I’m happy that Benedict has spoken out about the environment, reminding us that human beings have an obligation to “care for and cultivate” the created world.
I’m afraid, however, that as strongly as I am committed to movements to halt ecological destruction, I have no choice except to hear the pope’s message about the environment with deaf ears. I can’t hear the message, because Benedict has yet to issue an equally forceful statement about our need to “care for and cultivate” our endangered gay and lesbian brothers and sisters in Uganda. Or anywhere else in the world, for that matter.
About the real and present danger LGBT people face in almost all societies in the world—and the horrendous dangers we now face in the nation of Uganda—the pope has been and remains absolutely silent.
As I’ve argued repeatedly on this blog, I remain skeptical that the leaders of the Catholic church are really committed to the pro-life ethic they promote vigorously nowadays. I remain skeptical because I see contradictory evidence regarding that commitment.
It is exceptionally difficult to convince me that you defend life when you ignore impending laws that may permit the execution of people simply because they are born gay. It is well-nigh impossible to convince me that you are all about respect for life when your ethic of respect for life is riddled with such obvious contradictions that many people hear your real stance on those who are born “intrinsically disordered” as a tacit call for persecution of and violence against these subhuman brothers and sisters.
It is not immediately apparent to me that fields and floods, rocks, hills, and plains have an ontological status that supersedes that of LGBT human beings. I cherish fields and floods, rocks, hills, and plains, and I am willing to be persuaded that more of the created world is sentient and deserving of the respect we accord to persons, than we have yet recognized (though I don’t think Benedict’s argument for environmental concern trends in that direction).
Even so, even with my own deeply held belief that the grace at work in the world to bring the world into God’s divine embrace extends to all of the created world and not merely to humans, I find it incomprehensible that Benedict expects to be taken seriously when he defends fields and floods, rocks, hills, and plains, and not the clearly sentient, flesh-and-blood, ensouled gay citizens of Uganda. Or of all the nations in the world, where we remain daily susceptible to both outright and to socially embedded violence.
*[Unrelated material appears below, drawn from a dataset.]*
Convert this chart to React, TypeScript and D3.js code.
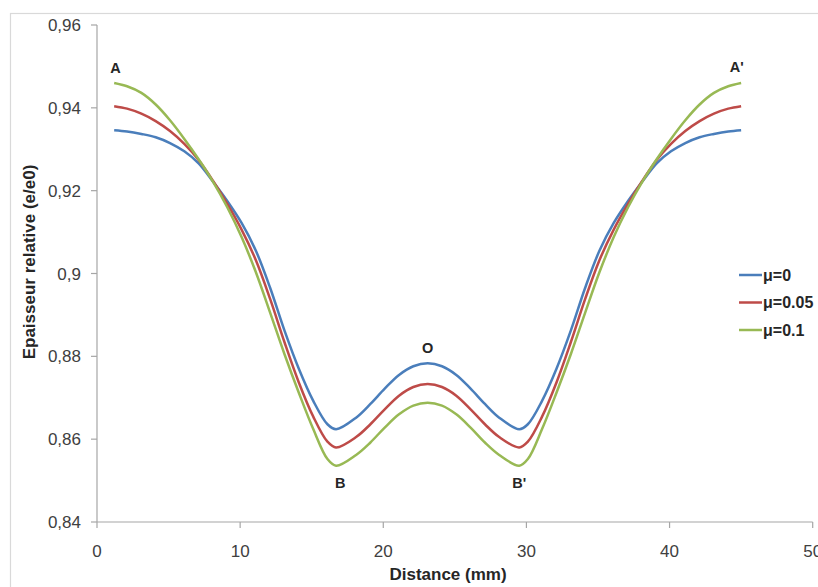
import React from "react";
import * as d3 from "d3";

const distances = [1.2, 2.1, 3.1, 4.1, 5.1, 6.1, 7.1, 8.1, 9.1, 10.1, 11.1, 12.1, 13.1, 14.1, 15.1, 16.1, 16.7, 18.1, 19.1, 20.1, 21.1, 22.1, 23.1,
  24.1, 25.1, 26.1, 27.1, 28.1, 29.5, 30.1, 31.1, 32.1, 33.1, 34.1, 35.1, 36.1, 37.1, 38.1, 39.1, 40.1, 41.1, 42.1, 43.1, 44.1, 45.0];

const mu0 = [0.9346, 0.9343, 0.9337, 0.9329, 0.9315, 0.9295, 0.9266, 0.9222, 0.9175, 0.9122, 0.9055, 0.8965, 0.8862, 0.8770, 0.8693, 0.8636, 0.8624, 0.8652, 0.8685, 0.8722, 0.8755, 0.8776, 0.8783,
  0.8776, 0.8755, 0.8722, 0.8685, 0.8652, 0.8624, 0.8636, 0.8693, 0.8770, 0.8862, 0.8965, 0.9055, 0.9122, 0.9175, 0.9222, 0.9266, 0.9295, 0.9315, 0.9329, 0.9337, 0.9343, 0.9346];

const mu005 = [0.9404, 0.9398, 0.9386, 0.9368, 0.9344, 0.9313, 0.9274, 0.9224, 0.9168, 0.9106, 0.9032, 0.8938, 0.8834, 0.8737, 0.8655, 0.8594, 0.8580, 0.8605, 0.8636, 0.8672, 0.8705, 0.8726, 0.8733,
  0.8726, 0.8705, 0.8672, 0.8636, 0.8605, 0.8580, 0.8594, 0.8655, 0.8737, 0.8834, 0.8938, 0.9032, 0.9106, 0.9168, 0.9224, 0.9274, 0.9313, 0.9344, 0.9368, 0.9386, 0.9398, 0.9404];

const mu01 = [0.9460, 0.9452, 0.9436, 0.9408, 0.9370, 0.9325, 0.9276, 0.9222, 0.9160, 0.9088, 0.9003, 0.8905, 0.8805, 0.8712, 0.8625, 0.8552, 0.8536, 0.8562, 0.8592, 0.8628, 0.8660, 0.8681, 0.8688,
  0.8681, 0.8660, 0.8628, 0.8592, 0.8562, 0.8536, 0.8552, 0.8625, 0.8712, 0.8805, 0.8905, 0.9003, 0.9088, 0.9160, 0.9222, 0.9276, 0.9325, 0.9370, 0.9408, 0.9436, 0.9452, 0.9460];

const seriesNames = ["μ=0", "μ=0.05", "μ=0.1"];
const seriesColors = ["#4A7EBB", "#BE4B48", "#98B954"];
const xTicks = [0, 10, 20, 30, 40, 50];
const yTicks = [0.84, 0.86, 0.88, 0.9, 0.92, 0.94, 0.96];

const pointLabels = [
  { t: "A", x: 1.3, y: 0.9484 },
  { t: "A'", x: 44.7, y: 0.9487 },
  { t: "B", x: 17.0, y: 0.8482 },
  { t: "B'", x: 29.5, y: 0.8482 },
  { t: "O", x: 23.1, y: 0.8808 },
];

export default function App() {
  const W = 818, H = 587;
  const x = d3.scaleLinear().domain([0, 50]).range([97, 812.7]);
  const y = d3.scaleLinear().domain([0.84, 0.96]).range([522, 25]);
  const all = [mu0, mu005, mu01];
  const line = d3.line<[number, number]>()
    .x(d => x(d[0]))
    .y(d => y(d[1]))
    .curve(d3.curveCatmullRom.alpha(0.5));
  const fmt = (v: number) => (v === 0.9 ? "0,9" : v.toFixed(2).replace(".", ","));
  const font = "'Liberation Sans', Arial, sans-serif";
  const axisColor = "#A6A6A6";
  return (
    <svg width={W} height={H} style={{ position: "absolute", left: 0, top: 0, background: "#fff" }} fontFamily={font}>
      <rect x={10.5} y={13.5} width={900} height={700} fill="none" stroke="#D9D9D9" strokeWidth={1.2} />
      <line x1={x(0)} x2={x(0)} y1={y(0.96)} y2={y(0.84)} stroke={axisColor} strokeWidth={1.2} />
      <line x1={x(0)} x2={x(50)} y1={y(0.84)} y2={y(0.84)} stroke={axisColor} strokeWidth={1.2} />
      {yTicks.map(t => (
        <g key={"y" + t}>
          <line x1={x(0) - 6} x2={x(0)} y1={y(t)} y2={y(t)} stroke={axisColor} strokeWidth={1.2} />
          <text x={81} y={y(t)} dy="0.36em" textAnchor="end" fontSize={17} fill="#404040">{fmt(t)}</text>
        </g>
      ))}
      {xTicks.map(t => (
        <g key={"x" + t}>
          <line x1={x(t)} x2={x(t)} y1={y(0.84)} y2={y(0.84) + 6} stroke={axisColor} strokeWidth={1.2} />
          <text x={x(t)} y={557} textAnchor="middle" fontSize={17} fill="#404040">{t}</text>
        </g>
      ))}
      <text x={448} y={580} textAnchor="middle" fontSize={17} fontWeight="bold" fill="#262626">Distance (mm)</text>
      <text transform="translate(35,262) rotate(-90)" textAnchor="middle" fontSize={17} fontWeight="bold" fill="#262626">Epaisseur relative (e/e0)</text>
      {all.map((s, i) => (
        <path key={i} d={line(distances.map((d, j) => [d, s[j]] as [number, number])) || ""} fill="none" stroke={seriesColors[i]} strokeWidth={2.5} />
      ))}
      {pointLabels.map(p => (
        <text key={p.t} x={x(p.x)} y={y(p.y)} textAnchor="middle" fontSize={14.5} fontWeight="bold" fill="#262626">{p.t}</text>
      ))}
      {seriesNames.map((n, i) => (
        <g key={n}>
          <line x1={739} x2={762} y1={275 + i * 27.5} y2={275 + i * 27.5} stroke={seriesColors[i]} strokeWidth={2.5} />
          <text x={763} y={275 + i * 27.5} dy="0.36em" fontSize={16} fontWeight="bold" fill="#262626">{n}</text>
        </g>
      ))}
    </svg>
  );
}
I’ll go further: I sense a certain cynical game-playing in the willingness of some religious leaders to voice ecological concerns these days, while remaining silent about (and tacitly approving of) violence against those who are gay and lesbian. I noted earlier today that my last two academic appointments in United Methodist institutions were eye-opening, insofar as they taught me how homophobia works not only in my own notably homophobic (institutionally speaking) Catholic church and in the churches of the religious right, but in mainline Protestant churches, as well.
I’ve noted in various postings here that the United Methodist bishop under whose pastoral direction the last school at which I worked found itself, is notably homophobic. This is well-known and openly discussed.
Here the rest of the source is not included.